JOB = Print the lines of the listing below verbatim from its first line through the line bearing "12, 14, 16];". Any pictures are to be omitted.

SUPPLIED DATA =
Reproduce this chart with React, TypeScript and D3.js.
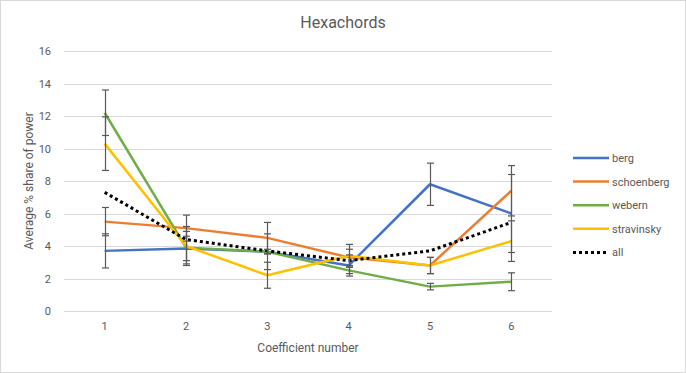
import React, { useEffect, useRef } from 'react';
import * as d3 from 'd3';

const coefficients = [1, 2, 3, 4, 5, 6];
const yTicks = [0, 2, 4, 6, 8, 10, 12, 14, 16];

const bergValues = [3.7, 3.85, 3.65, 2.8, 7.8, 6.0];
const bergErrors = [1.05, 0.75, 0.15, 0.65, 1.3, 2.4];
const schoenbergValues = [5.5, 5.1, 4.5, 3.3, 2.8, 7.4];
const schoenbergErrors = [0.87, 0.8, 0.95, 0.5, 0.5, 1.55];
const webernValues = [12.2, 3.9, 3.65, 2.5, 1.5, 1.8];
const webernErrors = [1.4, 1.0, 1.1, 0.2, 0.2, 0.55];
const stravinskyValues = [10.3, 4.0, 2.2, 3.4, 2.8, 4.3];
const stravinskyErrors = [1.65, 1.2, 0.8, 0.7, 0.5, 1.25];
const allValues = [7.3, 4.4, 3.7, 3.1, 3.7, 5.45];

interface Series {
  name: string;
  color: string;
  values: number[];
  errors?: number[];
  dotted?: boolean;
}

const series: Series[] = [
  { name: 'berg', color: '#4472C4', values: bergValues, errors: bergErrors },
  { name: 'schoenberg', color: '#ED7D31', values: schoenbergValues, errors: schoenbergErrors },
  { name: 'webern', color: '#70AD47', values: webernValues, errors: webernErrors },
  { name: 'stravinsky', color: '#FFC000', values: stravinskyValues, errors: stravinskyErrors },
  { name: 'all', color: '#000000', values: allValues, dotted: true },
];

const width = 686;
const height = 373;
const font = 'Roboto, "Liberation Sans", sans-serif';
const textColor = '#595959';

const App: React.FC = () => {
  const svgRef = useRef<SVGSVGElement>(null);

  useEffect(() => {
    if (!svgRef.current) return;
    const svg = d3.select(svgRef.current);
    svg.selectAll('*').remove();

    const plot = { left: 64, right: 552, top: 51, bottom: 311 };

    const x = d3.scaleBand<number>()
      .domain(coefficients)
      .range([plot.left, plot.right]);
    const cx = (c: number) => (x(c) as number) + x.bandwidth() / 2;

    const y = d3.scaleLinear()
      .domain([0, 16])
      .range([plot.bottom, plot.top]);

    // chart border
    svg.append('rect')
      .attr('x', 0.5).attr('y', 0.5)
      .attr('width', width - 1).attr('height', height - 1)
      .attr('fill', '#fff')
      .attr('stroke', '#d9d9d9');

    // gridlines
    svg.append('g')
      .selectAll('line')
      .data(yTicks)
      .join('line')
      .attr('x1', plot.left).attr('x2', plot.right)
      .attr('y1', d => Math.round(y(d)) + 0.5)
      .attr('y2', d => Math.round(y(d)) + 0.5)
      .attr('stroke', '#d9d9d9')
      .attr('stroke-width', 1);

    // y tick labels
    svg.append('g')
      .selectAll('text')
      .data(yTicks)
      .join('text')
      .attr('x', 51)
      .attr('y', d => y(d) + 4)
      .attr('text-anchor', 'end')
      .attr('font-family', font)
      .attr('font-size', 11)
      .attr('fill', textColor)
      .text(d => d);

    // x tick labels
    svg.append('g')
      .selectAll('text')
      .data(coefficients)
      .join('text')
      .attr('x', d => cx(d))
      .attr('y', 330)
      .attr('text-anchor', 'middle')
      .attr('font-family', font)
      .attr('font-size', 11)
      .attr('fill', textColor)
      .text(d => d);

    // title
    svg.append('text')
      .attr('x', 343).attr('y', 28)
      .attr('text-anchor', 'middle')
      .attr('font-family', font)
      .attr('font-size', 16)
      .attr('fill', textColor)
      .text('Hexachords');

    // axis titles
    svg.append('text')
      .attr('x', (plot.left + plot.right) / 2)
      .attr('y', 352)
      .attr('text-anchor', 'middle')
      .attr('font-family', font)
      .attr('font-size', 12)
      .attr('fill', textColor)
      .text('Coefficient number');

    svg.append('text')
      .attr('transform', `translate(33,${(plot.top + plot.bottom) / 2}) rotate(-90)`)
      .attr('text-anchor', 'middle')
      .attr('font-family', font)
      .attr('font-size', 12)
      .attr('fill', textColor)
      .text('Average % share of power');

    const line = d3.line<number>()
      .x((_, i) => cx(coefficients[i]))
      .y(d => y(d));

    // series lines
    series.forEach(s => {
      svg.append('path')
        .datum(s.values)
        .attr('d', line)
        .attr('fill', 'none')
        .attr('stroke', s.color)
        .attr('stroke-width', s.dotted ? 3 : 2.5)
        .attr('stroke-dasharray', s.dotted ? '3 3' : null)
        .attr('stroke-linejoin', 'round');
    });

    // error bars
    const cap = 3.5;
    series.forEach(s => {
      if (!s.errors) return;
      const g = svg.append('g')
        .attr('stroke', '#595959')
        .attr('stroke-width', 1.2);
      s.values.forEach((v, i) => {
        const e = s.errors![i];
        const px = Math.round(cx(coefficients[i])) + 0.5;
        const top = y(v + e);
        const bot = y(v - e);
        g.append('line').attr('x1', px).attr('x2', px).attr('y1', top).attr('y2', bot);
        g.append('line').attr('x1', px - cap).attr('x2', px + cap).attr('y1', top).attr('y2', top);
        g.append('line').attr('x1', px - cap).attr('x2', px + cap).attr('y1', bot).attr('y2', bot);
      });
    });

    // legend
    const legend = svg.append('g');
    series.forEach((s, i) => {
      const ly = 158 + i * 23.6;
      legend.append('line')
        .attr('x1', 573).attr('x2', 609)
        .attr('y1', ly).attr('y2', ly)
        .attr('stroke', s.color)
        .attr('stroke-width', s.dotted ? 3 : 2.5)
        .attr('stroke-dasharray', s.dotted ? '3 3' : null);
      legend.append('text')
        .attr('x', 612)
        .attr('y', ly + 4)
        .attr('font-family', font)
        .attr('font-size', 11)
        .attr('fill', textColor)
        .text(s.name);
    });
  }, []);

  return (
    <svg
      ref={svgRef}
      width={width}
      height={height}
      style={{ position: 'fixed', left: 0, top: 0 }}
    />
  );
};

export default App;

THE RESULT =
Reproduce this chart with React, TypeScript and D3.js.
import React, { useEffect, useRef } from 'react';
import * as d3 from 'd3';

const coefficients = [1, 2, 3, 4, 5, 6];
const yTicks = [0, 2, 4, 6, 8, 10, 12, 14, 16];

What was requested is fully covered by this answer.